YRC Worldwide Financials
I am viewing this company as a turnaround. Just some notable figures that back up my decision include
  • Pre tax loss for FY2009 was USD899million, an decrease from a pre tax loss of USD1,149million for FY2008
  • 4Q2009 pretax loss was USD95million, down from pretax loss of USD335million in 4Q2008
  • 4Q2009 pretax loss decreased the loss from 3Q2009 pretax loss of 118million, however, 2% to 4% of revenues are seasonal
  • 4Q2009 National shipments down 39.9%, revenue down 4.2% compared to 4Q2008
  • 4Q2009 Regional Shipments down 19.9%, revenue down 7.7% compared to 4Q 2008
The lower volume and revenue for 2009 was attributable to cost cutting measures. YRC has cut 2,000 jobs since the start of this year, and plans to reduce an additional USD300million in costs by the end of the year, of which USD200million should be done by the end of the year. Much of these costs are manpower related.

What lies ahead?

I do not believe that the American economy will turnaround and give the LTL freight industry a boost. In my opinion, in order for the economy to turn around, it requires a 2 prong boost.
  1. The increase in consumer confidence
  2. The increase in employment rate
Right now, the latest results that were released shows that consumer confidence is down and employment rate is constant at 9.7%.
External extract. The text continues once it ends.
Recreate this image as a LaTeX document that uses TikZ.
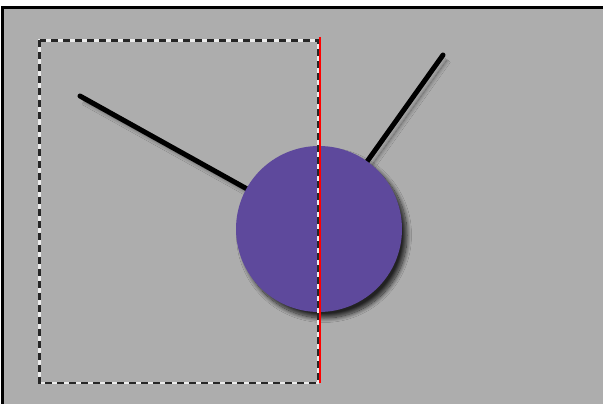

However, what is attracting me is the massive cost reduction that is carried out by YRC Worldwide. Their aim to reduce costs by 200million by mid of 2010 would strengthen its balance sheet. Furthermore, since YRCW had completed the debt for equity swap, it has retained approximately 85% of its customers as customers are more confident about YRCW's ability to continue as a going concern.

YRCW analysts are predicting the company to be solvent in 2010, and may occur solvency issues in 2011. I am of that same view that insolvency may trouble YRCW in 2011, if (1) they are unable to meet cost cutting targets, and (2) USA's economy doesn't pick up. I believe that should cost cutting targets be met, YRCW would exit this crisis with a stronger, albeit smaller, company.